Lamentablemente, tirarse al agua es la única acción concreta del novio. Durante el resto del film, la constante comedia blanda y sin compromisos más que el de encadenar gags con ataques de criaturas se lleva puesta a la familia como personajes. No dicen nada, no hacen nada, simplemente les pasan cosas hasta que llegamos a verlos reunirse por casualidad con los mercenarios. Esa educación emocional de los personajes, a medida que las relaciones forzadas van adquiriendo matices y van volviéndose más voluntarias, colaborativas, hasta transformarlos, icónica de Jurassic Park, es apenas una caricatura aquí. Lo cual es una pena, porque a una primera lógica del film ya atropellada (película de militares contra criaturas) se le cruza una segunda lógica que también resulta por no desarrollarse. Lo que es más, Mahershala Alí da una gran interpretación en la medida de lo posible, en calidad de un soldado que es padre y perdió a su hijo; es una muy fácil conexión de allí al relato de la familia en peligro, y a la decisión del personaje de arriesgar su vida para salvarla. Sin embargo, así como sucede con el personaje del novio, esta es la única acción donde Kincaid (así se llama el mercenario interpretado por Ali) se hace cargo de algo y se arriesga.

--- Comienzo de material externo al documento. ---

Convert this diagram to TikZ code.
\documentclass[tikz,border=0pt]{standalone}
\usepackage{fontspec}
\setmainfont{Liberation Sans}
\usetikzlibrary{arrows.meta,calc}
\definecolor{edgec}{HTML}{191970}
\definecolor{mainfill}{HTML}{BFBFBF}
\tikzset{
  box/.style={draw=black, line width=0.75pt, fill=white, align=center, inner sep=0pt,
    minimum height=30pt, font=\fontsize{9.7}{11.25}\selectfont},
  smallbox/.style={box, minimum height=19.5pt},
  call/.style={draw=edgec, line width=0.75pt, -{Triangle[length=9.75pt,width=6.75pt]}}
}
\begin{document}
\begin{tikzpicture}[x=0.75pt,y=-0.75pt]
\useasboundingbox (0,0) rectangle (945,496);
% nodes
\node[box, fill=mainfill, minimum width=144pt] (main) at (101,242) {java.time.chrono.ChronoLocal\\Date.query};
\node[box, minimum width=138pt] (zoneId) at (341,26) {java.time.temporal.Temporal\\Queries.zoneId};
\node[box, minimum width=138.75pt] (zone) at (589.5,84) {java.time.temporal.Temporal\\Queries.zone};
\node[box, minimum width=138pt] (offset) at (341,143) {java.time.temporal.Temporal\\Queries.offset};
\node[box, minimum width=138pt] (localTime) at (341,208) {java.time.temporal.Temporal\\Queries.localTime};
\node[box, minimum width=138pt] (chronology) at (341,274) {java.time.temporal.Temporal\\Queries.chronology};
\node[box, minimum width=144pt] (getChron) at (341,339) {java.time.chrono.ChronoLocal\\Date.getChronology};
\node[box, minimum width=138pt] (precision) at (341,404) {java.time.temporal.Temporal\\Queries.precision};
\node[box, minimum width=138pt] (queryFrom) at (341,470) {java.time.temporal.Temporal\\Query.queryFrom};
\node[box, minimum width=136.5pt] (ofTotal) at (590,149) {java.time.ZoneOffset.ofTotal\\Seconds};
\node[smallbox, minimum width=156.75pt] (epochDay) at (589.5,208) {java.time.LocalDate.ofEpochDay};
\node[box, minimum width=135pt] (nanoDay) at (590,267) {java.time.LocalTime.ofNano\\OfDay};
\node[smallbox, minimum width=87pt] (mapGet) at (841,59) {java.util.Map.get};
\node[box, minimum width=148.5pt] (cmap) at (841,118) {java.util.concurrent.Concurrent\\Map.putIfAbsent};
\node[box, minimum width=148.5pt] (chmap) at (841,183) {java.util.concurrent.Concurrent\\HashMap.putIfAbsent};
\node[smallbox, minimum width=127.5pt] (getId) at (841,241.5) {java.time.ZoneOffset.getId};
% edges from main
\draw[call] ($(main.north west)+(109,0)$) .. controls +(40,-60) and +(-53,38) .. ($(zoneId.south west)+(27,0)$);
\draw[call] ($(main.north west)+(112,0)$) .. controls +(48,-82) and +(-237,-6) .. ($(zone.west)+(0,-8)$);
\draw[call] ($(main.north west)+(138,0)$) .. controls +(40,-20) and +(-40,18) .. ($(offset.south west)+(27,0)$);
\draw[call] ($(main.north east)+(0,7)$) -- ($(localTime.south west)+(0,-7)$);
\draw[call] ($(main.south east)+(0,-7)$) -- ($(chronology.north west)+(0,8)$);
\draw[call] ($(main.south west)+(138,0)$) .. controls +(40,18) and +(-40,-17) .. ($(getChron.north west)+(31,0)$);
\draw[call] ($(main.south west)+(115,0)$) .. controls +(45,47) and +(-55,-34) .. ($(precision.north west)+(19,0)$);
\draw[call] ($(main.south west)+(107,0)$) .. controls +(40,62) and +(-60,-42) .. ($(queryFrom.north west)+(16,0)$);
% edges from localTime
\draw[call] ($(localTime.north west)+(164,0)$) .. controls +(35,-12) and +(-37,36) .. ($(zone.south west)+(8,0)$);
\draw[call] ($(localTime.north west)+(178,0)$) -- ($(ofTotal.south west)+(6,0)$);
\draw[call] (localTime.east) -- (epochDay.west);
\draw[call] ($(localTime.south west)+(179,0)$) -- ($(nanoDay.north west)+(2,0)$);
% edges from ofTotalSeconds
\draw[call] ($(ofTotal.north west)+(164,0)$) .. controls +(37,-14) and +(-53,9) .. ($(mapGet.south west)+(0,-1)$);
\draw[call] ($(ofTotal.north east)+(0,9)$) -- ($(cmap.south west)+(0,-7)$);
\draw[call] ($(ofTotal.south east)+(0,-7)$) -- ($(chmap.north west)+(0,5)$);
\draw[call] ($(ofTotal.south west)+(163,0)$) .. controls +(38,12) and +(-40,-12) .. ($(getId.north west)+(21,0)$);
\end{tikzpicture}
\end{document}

Los elementos están servidos, y la película podría haber hecho de estos autómatas personajes reales, del “riesgo” sólo representado en una banda sonora tensa al verdadero riesgo de los personajes. La puesta en escena para la presentación de un nuevo monstruo, de un nuevo estado de mundo, de algo que ya no es el error inocente de un positivista enceguecido como Hammond sino de una monstruosidad buscada y diseñada como tal, pedía una renovación. Ese es el renacer que Jurassic World promete y sin embargo jamás pone en marcha.
(Estados Unidos, 2025)
Dirección: Gareth Edwards. Guion: David Koepp. Elenco: Scarlett Johansson, Jonathan Bailey, Rupert Friend, Mahershala Ali. Producción: Frank Marshall, Patrick Crowley. Duración: 134 minutos.